The problem: Quote every line below exactly and skip any picture.

Recorded data:
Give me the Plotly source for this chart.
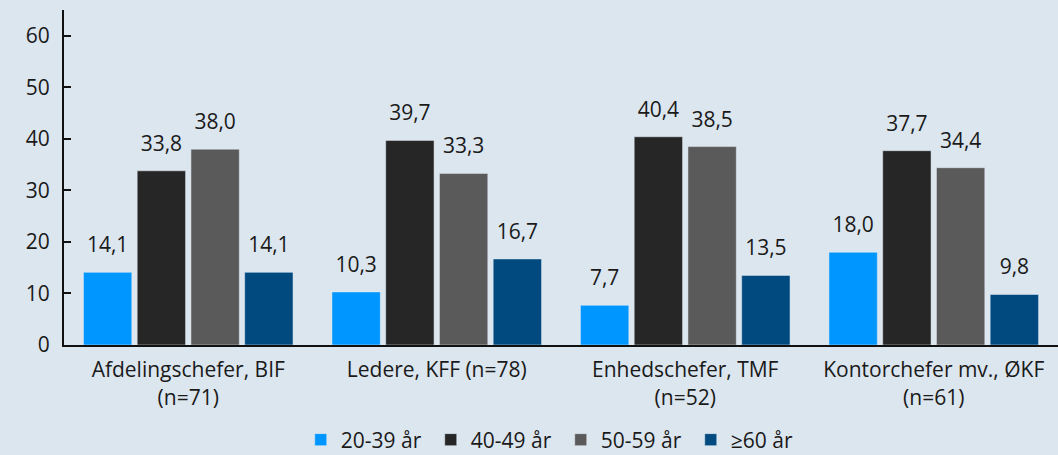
import plotly.graph_objects as go

categories = ["Afdelingschefer, BIF<br>(n=71)", "Ledere, KFF (n=78)",
              "Enhedschefer, TMF<br>(n=52)", "Kontorchefer mv., ØKF<br>(n=61)"]
series_names = ["20-39 år", "40-49 år", "50-59 år", "≥60 år"]
v_20_39 = [14.1, 10.3, 7.7, 18.0]
v_40_49 = [33.8, 39.7, 40.4, 37.7]
v_50_59 = [38.0, 33.3, 38.5, 34.4]
v_60 = [14.1, 16.7, 13.5, 9.8]
colors = ["#0096ff", "#262626", "#5a5a5a", "#004a7f"]
y_ticks = [0, 10, 20, 30, 40, 50, 60]

FONT = "'Open Sans', sans-serif"
FS = 21
GAP = 0.135
fig = go.Figure()
all_vals = [v_20_39, v_40_49, v_50_59, v_60]
for name, vals, col in zip(series_names, all_vals, colors):
    fig.add_trace(go.Bar(
        x=categories, y=vals, name=name, marker_color=col,
        offsetgroup=name, hoverinfo="skip",
    ))
for name, vals in zip(series_names, all_vals):
    fig.add_trace(go.Scatter(
        x=categories, y=vals, mode="markers+text", offsetgroup=name,
        marker=dict(size=22, opacity=0), showlegend=False,
        texttemplate="%{y:.1f}", textposition="top center",
        textfont=dict(size=FS, color="#1a1a1a", family=FONT),
        cliponaxis=False, hoverinfo="skip",
    ))

fig.update_layout(
    width=1058, height=455,
    paper_bgcolor="#dce6ef", plot_bgcolor="#dce6ef",
    margin=dict(l=64, r=0, t=10, b=110),
    barmode="group", bargap=GAP, bargroupgap=0.1,
    scattermode="group", scattergap=GAP,
    separators=",.",
    font=dict(family=FONT, size=FS, color="#1a1a1a"),
    legend=dict(orientation="h", x=0.53, xanchor="center", xref="container",
                y=0.033, yanchor="middle", yref="container",
                entrywidth=85, entrywidthmode="pixels",
                font=dict(size=FS), itemwidth=30, traceorder="normal",
                bgcolor="rgba(0,0,0,0)"),
    showlegend=True,
)
fig.update_yaxes(range=[0, 65], tickvals=y_ticks, showgrid=False, zeroline=False,
                 showline=True, linecolor="#111111", linewidth=2,
                 ticks="inside", ticklen=7, tickcolor="#111111", tickwidth=2,
                 tickfont=dict(size=FS), ticklabelstandoff=8)
fig.update_xaxes(showline=True, linecolor="#111111", linewidth=2, ticks="",
                 tickangle=0, tickfont=dict(size=FS), ticklabelstandoff=5)

fig.write_html("out.html", config={"displayModeBar": False},
               post_script="document.body.style.margin='0';document.body.style.overflow='hidden';")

Written answer:
Give me the Plotly source for this chart.
import plotly.graph_objects as go

categories = ["Afdelingschefer, BIF<br>(n=71)", "Ledere, KFF (n=78)",
              "Enhedschefer, TMF<br>(n=52)", "Kontorchefer mv., ØKF<br>(n=61)"]
series_names = ["20-39 år", "40-49 år", "50-59 år", "≥60 år"]
v_20_39 = [14.1, 10.3, 7.7, 18.0]
v_40_49 = [33.8, 39.7, 40.4, 37.7]
v_50_59 = [38.0, 33.3, 38.5, 34.4]
v_60 = [14.1, 16.7, 13.5, 9.8]
colors = ["#0096ff", "#262626", "#5a5a5a", "#004a7f"]
y_ticks = [0, 10, 20, 30, 40, 50, 60]

FONT = "'Open Sans', sans-serif"
FS = 21
GAP = 0.135
fig = go.Figure()
all_vals = [v_20_39, v_40_49, v_50_59, v_60]
for name, vals, col in zip(series_names, all_vals, colors):
    fig.add_trace(go.Bar(
        x=categories, y=vals, name=name, marker_color=col,
        offsetgroup=name, hoverinfo="skip",
    ))
for name, vals in zip(series_names, all_vals):
    fig.add_trace(go.Scatter(
        x=categories, y=vals, mode="markers+text", offsetgroup=name,
        marker=dict(size=22, opacity=0), showlegend=False,
        texttemplate="%{y:.1f}", textposition="top center",
        textfont=dict(size=FS, color="#1a1a1a", family=FONT),
        cliponaxis=False, hoverinfo="skip",
    ))

fig.update_layout(
    width=1058, height=455,
    paper_bgcolor="#dce6ef", plot_bgcolor="#dce6ef",
    margin=dict(l=64, r=0, t=10, b=110),
    barmode="group", bargap=GAP, bargroupgap=0.1,
    scattermode="group", scattergap=GAP,
    separators=",.",
    font=dict(family=FONT, size=FS, color="#1a1a1a"),
    legend=dict(orientation="h", x=0.53, xanchor="center", xref="container",
                y=0.033, yanchor="middle", yref="container",
                entrywidth=85, entrywidthmode="pixels",
                font=dict(size=FS), itemwidth=30, traceorder="normal",
                bgcolor="rgba(0,0,0,0)"),
    showlegend=True,
)
fig.update_yaxes(range=[0, 65], tickvals=y_ticks, showgrid=False, zeroline=False,
                 showline=True, linecolor="#111111", linewidth=2,
                 ticks="inside", ticklen=7, tickcolor="#111111", tickwidth=2,
                 tickfont=dict(size=FS), ticklabelstandoff=8)
fig.update_xaxes(showline=True, linecolor="#111111", linewidth=2, ticks="",
                 tickangle=0, tickfont=dict(size=FS), ticklabelstandoff=5)

fig.write_html("out.html", config={"displayModeBar": False},
               post_script="document.body.style.margin='0';document.body.style.overflow='hidden';")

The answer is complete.